Qualcuno ha addirittura parlato di "proposta indecente" e "patto con il diavolo"…

La Libia è sicuramente un banco di prova sulla coerenza dell’Italia e dell’Europa a livello etico e morale. Tutti hanno denunciato la situazione nei campi come una cosa abominevole, persino Junker. Quello che sta succedendo nei centri di detenzione è una ferita inaccettabile, una violazione dei diritti umani che è in contraddizione con tutti i principi dell’Unione Europea. Lo smantellamento deve avvenire con il coinvolgimento dell’Unhcr, secondo condizioni ed obiettivi chiari che garantiscano il riconoscimento della protezione internazionale a chi ne ha diritto e un rimpatrio sicuro a chi deve essere rimpatriato.
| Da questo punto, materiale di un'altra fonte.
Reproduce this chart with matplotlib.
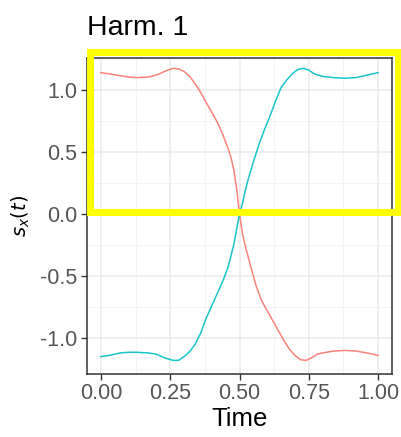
import matplotlib
matplotlib.use("Agg")
import matplotlib.pyplot as plt
from matplotlib.patches import Rectangle
from matplotlib.ticker import MultipleLocator

plt.rcParams['font.family'] = ['Liberation Sans', 'DejaVu Sans']

# values
t_red = [0, 0.03, 0.07, 0.1, 0.13, 0.17, 0.2, 0.23, 0.26, 0.28, 0.3, 0.32, 0.34,
         0.36, 0.38, 0.4, 0.42, 0.44, 0.46, 0.47, 0.48, 0.49, 0.5, 0.51, 0.52,
         0.54, 0.56, 0.58, 0.6, 0.62, 0.64, 0.66, 0.68, 0.7, 0.72, 0.74, 0.76,
         0.78, 0.8, 0.84, 0.88, 0.92, 0.96, 1.0]
red_vals = [1.14, 1.13, 1.115, 1.105, 1.10, 1.105, 1.12, 1.15, 1.175, 1.17, 1.15,
            1.11, 1.05, 0.98, 0.90, 0.82, 0.74, 0.64, 0.52, 0.45, 0.35, 0.2, 0.0,
            -0.15, -0.25, -0.42, -0.58, -0.70, -0.78, -0.86, -0.94, -1.02, -1.09,
            -1.14, -1.175, -1.18, -1.16, -1.13, -1.12, -1.105, -1.10, -1.105,
            -1.12, -1.14]
t_cyan = [0, 0.03, 0.07, 0.1, 0.13, 0.17, 0.2, 0.23, 0.26, 0.28, 0.3, 0.32, 0.34,
          0.36, 0.38, 0.4, 0.42, 0.44, 0.46, 0.48, 0.49, 0.5, 0.51, 0.52, 0.53,
          0.55, 0.57, 0.59, 0.61, 0.63, 0.65, 0.67, 0.69, 0.71, 0.73, 0.75, 0.77,
          0.8, 0.84, 0.88, 0.92, 0.96, 1.0]
cyan_vals = [-1.15, -1.14, -1.12, -1.115, -1.115, -1.12, -1.13, -1.16, -1.18,
             -1.18, -1.15, -1.11, -1.05, -0.96, -0.84, -0.74, -0.64, -0.54, -0.42,
             -0.24, -0.12, 0.0, 0.08, 0.18, 0.27, 0.42, 0.56, 0.68, 0.79, 0.91,
             1.02, 1.08, 1.13, 1.165, 1.175, 1.16, 1.13, 1.11, 1.10, 1.095, 1.10,
             1.12, 1.14]
xticks = [0, 0.25, 0.5, 0.75, 1.0]
xtick_labels = ['0.00', '0.25', '0.50', '0.75', '1.00']
yticks = [-1.0, -0.5, 0.0, 0.5, 1.0]
ytick_labels = ['-1.0', '-0.5', '0.0', '0.5', '1.0']

W, H = 401, 437
fig = plt.figure(figsize=(W / 100, H / 100), dpi=100)
ax = fig.add_axes([87 / W, 1 - 373.5 / H, (392 - 87) / W, (373.5 - 58) / H])

ax.plot(t_red, red_vals, color='#F8766D', lw=1.1, alpha=0.9)
ax.plot(t_cyan, cyan_vals, color='#00BFC4', lw=1.1, alpha=0.9)

ax.set_xlim(-0.05, 1.05)
ax.set_ylim(-1.286, 1.258)
ax.set_xticks(xticks)
ax.set_xticklabels(xtick_labels)
ax.set_yticks(yticks)
ax.set_yticklabels(ytick_labels)
ax.xaxis.set_minor_locator(MultipleLocator(0.125))
ax.yaxis.set_minor_locator(MultipleLocator(0.25))
ax.grid(which='major', color='#EBEBEB', lw=1.1)
ax.grid(which='minor', color='#F2F2F2', lw=0.6)
ax.set_axisbelow(True)
ax.tick_params(which='major', length=4, width=1, color='#333333',
               labelsize=15.5, labelcolor='#555555', pad=3)
ax.tick_params(which='minor', length=0)
for s in ax.spines.values():
    s.set_color('#333333')
    s.set_linewidth(1.1)

ax.set_xlabel('Time', fontsize=18.5, labelpad=2)
ax.set_ylabel('$s_x(t)$', fontsize=14, labelpad=6)

fig.text(87 / W, 1 - 35 / H, 'Harm. 1', fontsize=20.5, ha='left', va='baseline')

# yellow highlight box
fig.add_artist(Rectangle((90 / W, 1 - 212 / H), (398 - 90) / W, (212 - 51.5) / H,
                         transform=fig.transFigure, fill=False,
                         edgecolor='#FFFF00', lw=5, clip_on=False))

fig.savefig('out.png', dpi=100)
Se poi questo significa una re-distribuzione di chi riceve lo status di protezione tra diversi Paesi europei, bisogna che non accada ciò che è accaduto con il piano di re-location del 2015, quando le persone sono rimaste bloccate in Italia e in Grecia per tempi lunghissimi.

Quali sono i prossimi passi per il processo di smantellamento dei centri di detenzione?
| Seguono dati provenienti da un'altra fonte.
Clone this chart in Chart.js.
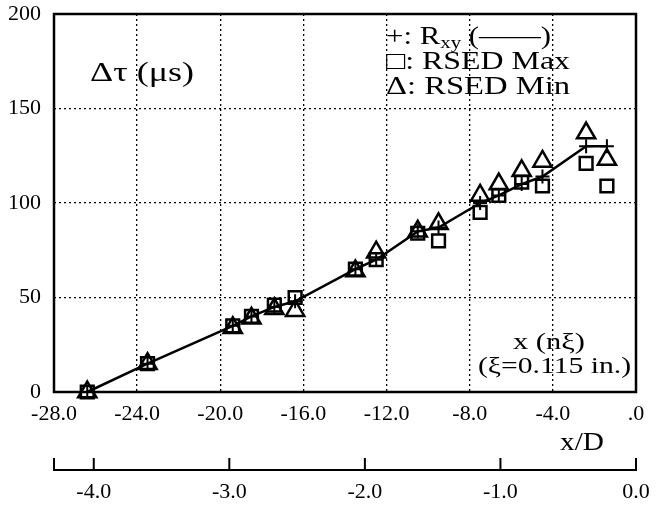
<!DOCTYPE html>
<html>
<head>
<meta charset="utf-8">
<script src="https://cdn.jsdelivr.net/npm/chart.js@4.4.0/dist/chart.umd.min.js"></script>
<style>
body { margin: 0; background: #fff; }
canvas { display: block; }
</style>
</head>
<body>
<canvas id="myChart" width="663" height="508"></canvas>
<script>
// probe positions, in units of xi
const x_pos = [-26.4, -23.5, -19.4, -18.5, -17.4, -16.4, -13.5, -12.5, -10.5, -9.5, -7.5, -6.6, -5.5, -4.5, -2.4, -1.4];
// delta tau (us)
const rxy      = [0, 15, 35, 40, 45, 48, 65, 70, 85, 87, 100, 104, 110, 114, 130, 130];
const rsed_max = [0, 15, 35, 40, 46, 50, 65, 70, 84, 80,  95, 104, 111, 109, 121, 109];
const rsed_min = [0, 15, 34, 39, 44, 43, 64, 74, 85, 89, 104, 110, 117, 122, 137, 123];

const x_ticks = [-28, -24, -20, -16, -12, -8, -4, 0];
const y_ticks = [0, 50, 100, 150, 200];
const xd_ticks = [-4, -3, -2, -1, 0];
const XI = 0.115;   // in.
const D = 0.75;     // in.

const SERIF = "'Liberation Serif', 'Times New Roman', serif";
Chart.defaults.font.family = SERIF;
Chart.defaults.font.size = 22;
Chart.defaults.color = '#000';

function pairs(ys) {
    return x_pos.map((x, i) => ({x: x, y: ys[i]}));
}

// draw text squeezed/stretched to a given width (the scan is stretched sideways)
function stretchText(ctx, parts, left, y, width) {
    let w = 0;
    parts.forEach(p => {
        ctx.font = p[1] + 'px ' + SERIF;
        w += ctx.measureText(p[0]).width;
    });
    const sx = width / w;
    ctx.save();
    ctx.translate(left, y);
    ctx.scale(sx, 1);
    ctx.textBaseline = 'middle';
    ctx.textAlign = 'left';
    ctx.fillStyle = '#000';
    let cx = 0;
    parts.forEach(p => {
        ctx.font = p[1] + 'px ' + SERIF;
        ctx.fillText(p[0], cx, p[2] || 0);
        cx += ctx.measureText(p[0]).width;
    });
    ctx.restore();
}

// no automatic label padding, the plot box is placed by hand
function noPad(s) {
    s.paddingLeft = 0; s.paddingRight = 0;
    s.paddingTop = 0; s.paddingBottom = 0;
}

const decor = {
    id: 'decor',
    beforeDraw(chart) {
        const ctx = chart.ctx;
        ctx.save();
        ctx.fillStyle = '#fff';
        ctx.fillRect(0, 0, chart.width, chart.height);
        ctx.restore();
    },
    afterDraw(chart) {
        const ctx = chart.ctx;
        const a = chart.chartArea;
        ctx.save();
        ctx.strokeStyle = '#000';
        ctx.lineWidth = 2.5;
        ctx.strokeRect(a.left, a.top, a.right - a.left, a.bottom - a.top);

        // x/D bracket axis
        const s = chart.scales.xd;
        const ly = s.top + 33;
        ctx.lineWidth = 2;
        ctx.beginPath();
        ctx.moveTo(s.getPixelForValue(s.min), ly);
        ctx.lineTo(s.getPixelForValue(s.max), ly);
        [s.min].concat(xd_ticks).forEach(v => {
            const px = s.getPixelForValue(v);
            ctx.moveTo(px, ly + 1);
            ctx.lineTo(px, ly - 12);
        });
        ctx.stroke();
        ctx.restore();

        stretchText(ctx, [['\u0394\u03c4 (\u03bcs)', 27]], 90, 74, 104);
        stretchText(ctx, [['+: R', 25], ['xy', 17, 7], [' (\u2014\u2014)', 25]], 386, 37, 165);
        stretchText(ctx, [['\u25a1: RSED Max', 25]], 386, 62, 184);
        stretchText(ctx, [['\u0394: RSED Min', 25]], 386, 87, 184);
        stretchText(ctx, [['x (n\u03be)', 24]], 513, 343, 72);
        stretchText(ctx, [['(\u03be=0.115 in.)', 24]], 478, 367, 153);
        stretchText(ctx, [['x/D', 25]], 560, 443, 44);
    }
};

const ctx = document.getElementById('myChart');
const chart = new Chart(ctx, {
    type: 'scatter',
    data: {
        datasets: [{
            label: 'RSED Max',
            data: pairs(rsed_max),
            pointStyle: 'rect',
            pointRadius: 9,
            pointBorderWidth: 2.5,
            borderColor: '#000',
            backgroundColor: 'rgba(0,0,0,0)',
            clip: false,
        }, {
            label: 'RSED Min',
            data: pairs(rsed_min),
            pointStyle: 'triangle',
            pointRadius: 10.5,
            pointBorderWidth: 2.5,
            borderColor: '#000',
            backgroundColor: 'rgba(0,0,0,0)',
            clip: false,
        }, {
            label: 'Rxy',
            data: pairs(rxy),
            showLine: true,
            tension: 0,
            borderWidth: 2.5,
            borderColor: '#000',
            backgroundColor: 'rgba(0,0,0,0)',
            pointStyle: 'cross',
            pointRadius: 7,
            pointBorderWidth: 2,
            clip: false,
        }]
    },
    options: {
        responsive: false,
        animation: false,
        devicePixelRatio: 1,
        layout: { autoPadding: false, padding: { left: 0, right: 27, top: 14, bottom: 0 } },
        plugins: {
            legend: { display: false },
            tooltip: { enabled: false }
        },
        scales: {
            x: {
                type: 'linear',
                position: 'bottom',
                weight: 0,
                min: -28,
                max: 0,
                afterBuildTicks: (s) => { s.ticks = x_ticks.map(v => ({value: v})); },
                afterFit: (s) => { s.height = 45; noPad(s); },
                grid: { color: '#000', lineWidth: 1.3, drawTicks: false },
                border: { display: false, dash: [2, 3] },
                ticks: {
                    padding: 9,
                    maxRotation: 0,
                    callback: (v) => v === 0 ? '.0' : v.toFixed(1)
                }
            },
            xd: {
                type: 'linear',
                position: 'bottom',
                weight: 1,
                min: -28 * XI / D,
                max: 0,
                afterBuildTicks: (s) => { s.ticks = xd_ticks.map(v => ({value: v})); },
                afterFit: (s) => { s.height = 71; noPad(s); },
                grid: { display: false, drawOnChartArea: false, drawTicks: false },
                border: { display: false },
                ticks: {
                    padding: 42,
                    maxRotation: 0,
                    callback: (v) => v.toFixed(1)
                }
            },
            y: {
                type: 'linear',
                min: 0,
                max: 200,
                afterBuildTicks: (s) => { s.ticks = y_ticks.map(v => ({value: v})); },
                afterFit: (s) => { s.width = 54; noPad(s); },
                grid: { color: '#000', lineWidth: 1.3, drawTicks: false },
                border: { display: false, dash: [2, 3] },
                ticks: {
                    padding: 13,
                    callback: (v) => String(v)
                }
            }
        }
    },
    plugins: [decor]
});
</script>
</body>
</html>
Prima di tutto esercitare una pressione politica sulla Libia. Noi vogliamo delle condizioni che siano in coerenza con i principi etici e sociali dell’Italia e dell’Europa. Bisogna poi considerare il contesto estremamente complesso, in cui gli stessi libici sono a rischio umanitario. Si tratta di una situazione che va stabilizzata, bisogna attivare e promuovere un processo di institution building. È importante che continuiamo a mantenere alta l’attenzione su ciò che sta accadendo nei campi, ma bisogna aprire un tavolo di coordinamento, facendo attenzione a considerare l’intero contesto e non solo ciò che avviene in Libia. Si deve stare molto attenti a non creare blocchi interni al continente, blindando le frontiere in Africa, nel tentativo di frenare l’accesso all’Europa. Questo tipi di politica sarebbe estremamente miope e deleterio, perché andrebbe a ripercuotersi sulle migrazioni interne che sono necessarie per l’economia del continente. C’è bisogno di un’azione che governi il problema, legando la situazione più emergenziale al contesto più ampio e ad una strategia di lungo periodo. Questo significa anche prevedere lo sviluppo di canali legali e sicuri per raggiungere l’Europa. Questo per quanto riguarda il nostro Paese significa il superamento della Bossi-Fini che impedisce di fatto l’ingresso in Italia di chi non è rifugiato politico. Per cui, vedi dati 2016, tutti si dichiarano richiedenti asilo e il 60% delle domande vengono respinte. L’invito è quindi di sostenere e firmare le proposte della campagna “Ero straniero” per il superamento della Bossi-Fini e magari fare un nuovo decreto flussi.